Lors du retrait définitif de cet amendement au cours des débats à l’Assemblée nationale, Gabriel Attal, ministre délégué, avait notamment indiqué que le sujet du traitement fiscal des rémunérations des associés de SEL allait être traité lors d’une mise à jour prochaine de la doctrine administrative.

 

C’est toutefois avec surprise que les professionnels libéraux ont accueilli la mise à jour de la base BOFIP le 15 décembre 2022 dans la mesure où, si elle harmonisait bien le traitement fiscal des associés de SEL, elle soumettait tous les revenus des professionnels libéraux exerçants en SEL au régime des bénéfices non commerciaux (BNC), sauf lien de subordination.

Ainsi, l’administration fiscale considère désormais, qu’en l’absence de lien de subordination, les associés (dirigeants ou non) d’une SEL (SELAFA, SELAS, SELARL et SELCA) sont imposés, au titre de l’exercice de leur activité libérale dans cette SEL, dans la catégorie des BNC.

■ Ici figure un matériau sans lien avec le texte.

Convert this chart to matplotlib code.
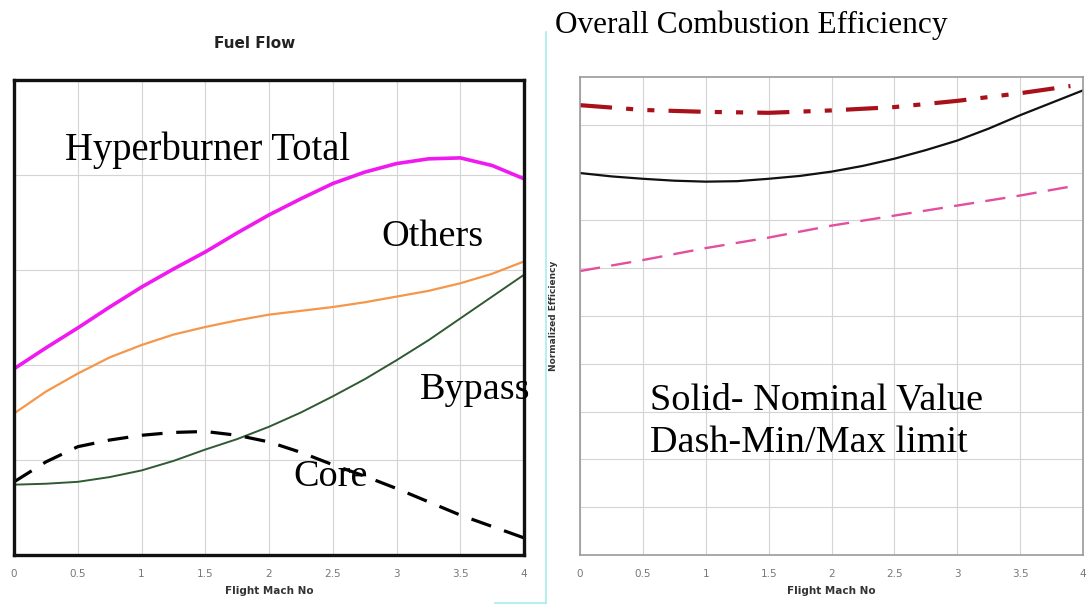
import matplotlib.pyplot as plt
from matplotlib.lines import Line2D

# data
mach = [0, 0.25, 0.5, 0.75, 1, 1.25, 1.5, 1.75, 2, 2.25, 2.5, 2.75, 3, 3.25, 3.5, 3.75, 4]
hyper_total = [1.96, 2.18, 2.39, 2.61, 2.82, 3.01, 3.19, 3.39, 3.58, 3.75, 3.91, 4.03, 4.12, 4.17, 4.18, 4.10, 3.96]
others = [1.49, 1.72, 1.91, 2.08, 2.21, 2.32, 2.40, 2.47, 2.53, 2.57, 2.61, 2.66, 2.72, 2.78, 2.86, 2.96, 3.09]
bypass = [0.74, 0.75, 0.77, 0.82, 0.89, 0.99, 1.11, 1.22, 1.35, 1.50, 1.67, 1.85, 2.05, 2.26, 2.49, 2.72, 2.95]
core = [0.77, 0.98, 1.14, 1.21, 1.26, 1.29, 1.30, 1.26, 1.19, 1.08, 0.95, 0.83, 0.70, 0.56, 0.42, 0.30, 0.18]

eff_nominal = [7.99, 7.92, 7.87, 7.83, 7.81, 7.82, 7.87, 7.93, 8.02, 8.14, 8.29, 8.47, 8.67, 8.92, 9.20, 9.46, 9.72]
mach_max = [0, 0.5, 1, 1.5, 2, 2.5, 3, 3.5, 3.9]
eff_max = [9.41, 9.31, 9.27, 9.25, 9.30, 9.37, 9.50, 9.66, 9.81]
mach_min = [0, 0.5, 1, 1.5, 2, 2.5, 3, 3.5, 3.95]
eff_min = [5.94, 6.17, 6.42, 6.64, 6.89, 7.10, 7.31, 7.52, 7.73]

xticks = [0, 0.5, 1, 1.5, 2, 2.5, 3, 3.5, 4]
xticklabels = ["0", "0.5", "1", "1.5", "2", "2.5", "3", "3.5", "4"]

serif = "Liberation Serif"
grid_col = "#d4d4d4"

fig = plt.figure(figsize=(10.89, 6.07), dpi=100)

# ---- left: fuel flow
ax1 = fig.add_axes([0.0129, 0.0857, 0.4683, 0.7825])
ax1.plot(mach, hyper_total, color="#f019f0", lw=2.6, solid_joinstyle="round")
ax1.plot(mach, others, color="#f5964a", lw=1.6, solid_joinstyle="round")
ax1.plot(mach, bypass, color="#2f5a32", lw=1.4, solid_joinstyle="round")
ax1.plot(mach, core, color="black", lw=2.3, linestyle=(0, (6.5, 4.3)))
ax1.set_xlim(0, 4)
ax1.set_ylim(0, 5)
ax1.set_yticks([1, 2, 3, 4])
ax1.set_yticklabels([])
for s in ax1.spines.values():
    s.set_linewidth(2.4)
    s.set_color("#111111")

ax1.text(0.40, 4.26, "Hyperburner Total", fontsize=27.8, family=serif, va="center")
ax1.text(2.88, 3.35, "Others", fontsize=27.5, family=serif, va="center")
ax1.text(3.18, 1.74, "Bypass", fontsize=27.5, family=serif, va="center")
ax1.text(2.19, 0.82, "Core", fontsize=27.5, family=serif, va="center")
fig.text(0.234, 0.929, "Fuel Flow", fontsize=11, fontweight="bold", color="#222222",
         ha="center", va="center")

# ---- right: combustion efficiency
ax2 = fig.add_axes([0.5326, 0.0857, 0.4619, 0.7875])
ax2.plot(mach, eff_nominal, color="#111111", lw=1.6, solid_joinstyle="round")
ax2.plot(mach_max, eff_max, color="#a8101a", lw=3.0,
         linestyle=(0, (7.7, 3.4, 1.7, 3.4, 1.7, 3.4)))
ax2.plot(mach_min, eff_min, color="#e44e9e", lw=1.7, linestyle=(0, (8.6, 4.8)))
ax2.set_xlim(0, 4)
ax2.set_ylim(0, 10)
ax2.set_yticks(range(1, 10))
ax2.set_yticklabels([])
for s in ax2.spines.values():
    s.set_linewidth(1.2)
    s.set_color("#9a9a9a")
ax2.set_ylabel("Normalized Efficiency", fontsize=6.5, fontweight="bold", color="#333333", labelpad=6)

ax2.text(0.557, 3.24, "Solid- Nominal Value", fontsize=27.5, family=serif, va="center")
ax2.text(0.557, 2.34, "Dash-Min/Max limit", fontsize=27.5, family=serif, va="center")
fig.text(0.5096, 0.959, "Overall Combustion Efficiency", fontsize=22.5, family=serif,
         ha="left", va="center")

for ax in (ax1, ax2):
    ax.set_xticks(xticks)
    ax.set_xticklabels(xticklabels)
    ax.tick_params(length=0, labelsize=7.5, labelcolor="#777777", pad=10)
    ax.grid(True, color=grid_col, lw=0.8)
    ax.set_axisbelow(True)
    ax.set_xlabel("Flight Mach No", fontsize=7.5, fontweight="bold", color="#333333", labelpad=5)

# light cyan border of the pasted right image
fig.add_artist(Line2D([546 / 1089, 546 / 1089], [1 - 32 / 607, 1 - 603 / 607],
                      transform=fig.transFigure, color="#a8ecec", lw=1.2))
fig.add_artist(Line2D([495 / 1089, 546 / 1089], [1 - 603 / 607, 1 - 603 / 607],
                      transform=fig.transFigure, color="#a8ecec", lw=1.2))

fig.savefig("out.png", dpi=100)
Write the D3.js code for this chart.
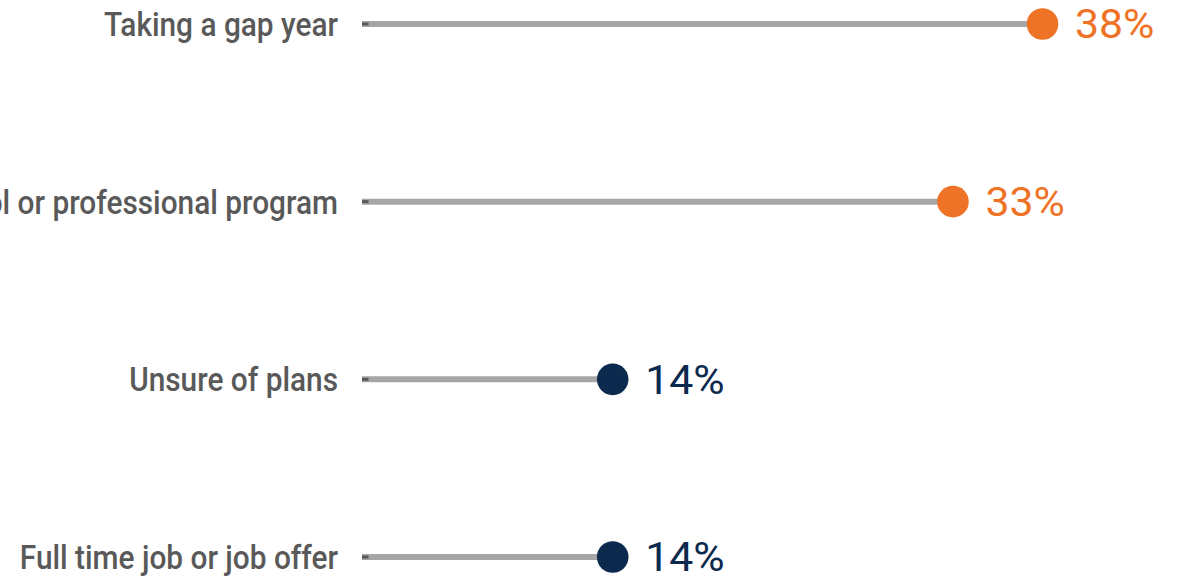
<!DOCTYPE html>
<html>
<head>
<meta charset="utf-8">
<script src="https://cdn.jsdelivr.net/npm/d3@7/dist/d3.min.js"></script>
<style>
  html, body { margin: 0; padding: 0; background: #ffffff; }
  svg { display: block; }
</style>
</head>
<body>
<svg id="chart" width="1184" height="577"></svg>
<script>
const categories = ["Taking a gap year", "Graduate school or professional program", "Unsure of plans", "Full time job or job offer"];
const values = [38, 33, 14, 14];
const valueLabels = ["38%", "33%", "14%", "14%"];
const dotColors = ["#EF7326", "#EF7326", "#0B2A4E", "#0B2A4E"];

const svg = d3.select("#chart");
const x = d3.scaleLinear().domain([0, 38]).range([362, 1042.5]);
const y = d3.scalePoint().domain(categories).range([24, 557]);

const rows = svg.selectAll("g.row").data(categories).join("g").attr("class", "row");

rows.append("line")
  .attr("x1", x(0)).attr("x2", (d, i) => x(values[i]))
  .attr("y1", d => y(d)).attr("y2", d => y(d))
  .attr("stroke", "#A6A6A6").attr("stroke-width", 6);

rows.append("line")
  .attr("x1", x(0)).attr("x2", x(0) + 6.5)
  .attr("y1", d => y(d)).attr("y2", d => y(d))
  .attr("stroke", "#595959").attr("stroke-width", 3);

rows.append("circle")
  .attr("cx", (d, i) => x(values[i])).attr("cy", d => y(d))
  .attr("r", 15.8)
  .attr("fill", (d, i) => dotColors[i]);

const labels = rows.append("text")
  .attr("x", 0).attr("y", 0).attr("dy", "0.36em")
  .attr("text-anchor", "end")
  .attr("font-family", "Roboto, 'Noto Sans', sans-serif")
  .attr("font-weight", 500)
  .attr("font-size", 33)
  .attr("fill", "#595959")
  .text(d => d);

// condense the labels horizontally to mimic a condensed gothic face
const w0 = labels.node().getComputedTextLength();
const k = 234 / w0;
labels.attr("transform", d => `translate(338,${y(d)}) scale(${k},1)`);

rows.append("text")
  .attr("x", 0).attr("y", 0).attr("dy", "0.36em")
  .attr("transform", (d, i) => `translate(${x(values[i]) + 32.5},${y(d)}) scale(1.07,1)`)
  .attr("font-family", "Roboto, 'Noto Sans', sans-serif")
  .attr("font-size", 40)
  .attr("fill", (d, i) => dotColors[i])
  .text((d, i) => valueLabels[i]);
</script>
</body>
</html>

En revanche, lorsqu’il est établi qu’un lien de subordination existe entre l’associé et la SEL au titre de l’exercice de cette activité, ces rémunérations sont imposées dans la catégorie des traitements et salaires.

Pour les gérants majoritaires de SELARL et les gérants de SELCA, ces règles s’appliquent aux rémunérations allouées à raison de l’exercice d’une activité libérale, lorsqu’elles peuvent être distinguées des rémunérations qu’ils perçoivent au titre de leurs fonctions de gérant. Dès lors,

  • la rémunération des fonctions techniques des associés est imposée dans la catégorie des BNC ;
  • la rémunération des fonctions de la gérance est imposée au titre de l’article 62 du CGI ;
  • s’il n’est pas possible de distinguer la rémunération des fonctions techniques et celle des fonctions de gérance, l’ensemble de la rémunération est imposée au titre de l’article 62 du CGI.

Cette nouvelle doctrine fiscale trouvait à s’appliquer à compter des revenus 2023 imposables en 2024. Toutefois, devant les difficultés pratiques de mise en œuvre dont ont fait part les instances représentatives des professions libérales réglementées, l’administration fiscale a assoupli son calendrier de mise en œuvre de ce nouveau dispositif.

Ainsi, l’administration fiscale admet que les associés de SEL peuvent continuer à déclarer leurs revenus selon les mêmes modalités que précédemment, jusqu’au 31 décembre 2023, lorsqu’ils ne sont pas en mesure de se conformer, dès le 1er janvier 2023, au régime d’imposition en BNC.

 

Ces nouvelles modalités conduisent donc les professionnels libéraux qui le peuvent à s’interroger sur leurs modalités d’exercice professionnel, et notamment l’exercice en sociétés de droit commun.

Par ailleurs, cette nouvelle doctrine soulève d’autres interrogations, demeurant à ce jour sans réponses précises, et notamment l’assujettissement des rémunérations des associés de SEL à la TVA ou la CFE ; des précisions sont encore attendues sur ces points.